Reproducing the result in Ray Paper

How severe does this issue affect your experience of using Ray?

  • High: It blocks me to complete my task.

In Ray’s paper, Ray compared with OpenMPI and the results show in Figure 12(a). I try to reproduce the result but failed. Here is my script.

import sys
import numpy as np
import time


@ray.remote(num_cpus=32)
def set(data):
    h=data.shape
    x=ray.put(np.ones(1024*1024*1024))
    time.sleep(15)
    return x

if __name__ == '__main__':

    # Start Ray.
    ray.init(address='auto')
    print(ray.cluster_resources())
    num_node =int(sys.argv[1])
    print(f'get time,wait time,remote time')
    for _ in range(10):
        remote_time=time.time()
        lix=[set.remote(np.ones(1024*1024*1024)) for _ in range(num_node)]
        wait_time=time.time()
        li=lix
        while len(li) !=0:
            done,li=ray.wait(li,fetch_local=False)
        start_get=time.time()
        l=ray.get(lix)
        result=np.array(l).sum(axis=0)
        end_get=time.time()
        print(end_get-start_get,start_get-wait_time,wait_time-remote_time,len(l))

In my testbed, each node has 32 cores.

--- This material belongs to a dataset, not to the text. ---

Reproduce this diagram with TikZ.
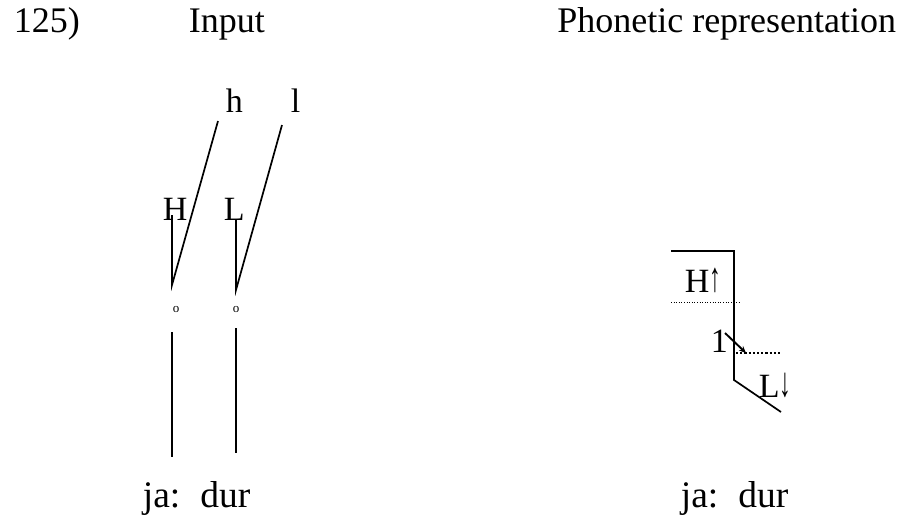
\documentclass[tikz,border=0pt]{standalone}
\usepackage{fontspec}
\usepackage{graphicx}
\setmainfont{Liberation Serif}
\usetikzlibrary{arrows.meta}
\newcommand\tonearrow[1]{\raisebox{1pt}{\scalebox{0.9}[1.6]{\fontsize{26}{28}\selectfont #1}}}
\begin{document}
\begin{tikzpicture}[x=1pt,y=-1pt, line width=1.7pt,
  txt/.style={font=\fontsize{34}{40}\selectfont, inner sep=0pt},
  head/.style={font=\fontsize{36}{40}\selectfont, inner sep=0pt},
  word/.style={font=\fontsize{37.5}{42}\selectfont, inner sep=0pt},
  small/.style={font=\fontsize{13}{15}\selectfont, inner sep=0pt},
  thindot/.style={line width=0.9pt, dash pattern=on 1pt off 1.6pt},
  thickdot/.style={line width=2.2pt, dash pattern=on 2.2pt off 2pt}]
\useasboundingbox (0,0) rectangle (899,517);
% header
\node[head, anchor=base west] (num) at (13,32) {125)};
\node[head, anchor=base west] (inp) at (188,32) {Input};
\node[head, anchor=base east] (pho) at (897,32) {Phonetic representation};
% input diagram
\node[txt, anchor=base west] (h) at (225,112) {h};
\node[txt, anchor=base west] (l) at (290,112) {l};
\node[txt, anchor=base west] (H) at (162,220) {H};
\node[txt, anchor=base west] (L) at (223,220) {L};
\coordinate (hb) at (218,121);
\coordinate (lb) at (282,125);
\coordinate (p1) at (172,285);
\coordinate (p2) at (236,290);
\coordinate (Hs) at (172,215);
\coordinate (Ls) at (236,219);
\draw (hb) -- (p1) -- (Hs);
\draw (lb) -- (p2) -- (Ls);
\node[small] (o1) at (176,309) {o};
\node[small] (o2) at (236,309) {o};
\coordinate (v1t) at (172,332);
\coordinate (v1b) at (172,457);
\coordinate (v2t) at (236,328);
\coordinate (v2b) at (236,453);
\draw (v1t) -- (v1b);
\draw (v2t) -- (v2b);
\node[word, anchor=base west] (jl) at (142,507) {ja:\hspace{20pt}dur};
% phonetic diagram
\coordinate (a1) at (671,251);
\coordinate (a2) at (734,251);
\coordinate (a3) at (734,380);
\coordinate (a4) at (781,412);
\draw (a1) -- (a2) -- (a3) -- (a4);
\node[txt, anchor=base west] (Hu) at (684,292) {H\tonearrow{↑}};
\coordinate (d1) at (671,302);
\coordinate (d2) at (739,302);
\draw[thindot] (d1) -- (d2);
\node[txt, anchor=base west] (one) at (710,352) {1};
\coordinate (r1) at (725,333);
\coordinate (r2) at (746,353);
\draw[line width=1.9pt, -{Stealth[length=7pt,width=6pt]}] (r1) -- (r2);
\coordinate (e1) at (736,353);
\coordinate (e2) at (780,353);
\draw[thickdot] (e1) -- (e2);
\node[txt, anchor=base west] (Ld) at (758,397) {L\tonearrow{↓}};
\node[word, anchor=base west] (jr) at (680,507) {ja:\hspace{20pt}dur};
\end{tikzpicture}
\end{document}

I give each node 1GB of data and put 1GB of data in each node. After that, I gather all put data and sum them in one node.

Does this test contain in Ray project?

Lots of things have changed since the initial Ray paper. What’s the result you got? cc @Stephanie_Wang

Is the script I used correctly? I try to implement allreduce by ray. Is there any code I can reference?
Although many things changed, I think the implementation of allreduce follows the same pseudo-code.

There are many ways to implement allreduce on top of Ray. The version that you posted works but may not be very efficient for larger data since it gathers all results to a single worker (the driver). In addition, you need a way to broadcast the results back to the workers.

Here’s a version of allreduce that uses Ray actors that you can use as a reference. You could also take a look at the map-reduce example in the docs that uses Ray tasks.

Note however, that if you need high-performance collective communication, It is now recommended that you use a third-party library for the communication and Ray actors to wrap the third-party library. Also, as @jjyao said, I don’t think it will be possible to perfectly reproduce the results from the original Ray paper because the implementation of Ray core has changed significantly since then.

@Stephanie_Wang @jjyao Thanks both of you. I will try it.
There is another question. When Ray starts, A head node should be set up. It should be--num-cpus=0 or --num-cpus=x. The head node will start the worker process or not?

Worker processes can run on head node as well. If you set it with --num-cpus=0 then tasks with num_cpus > 0 will not run on it.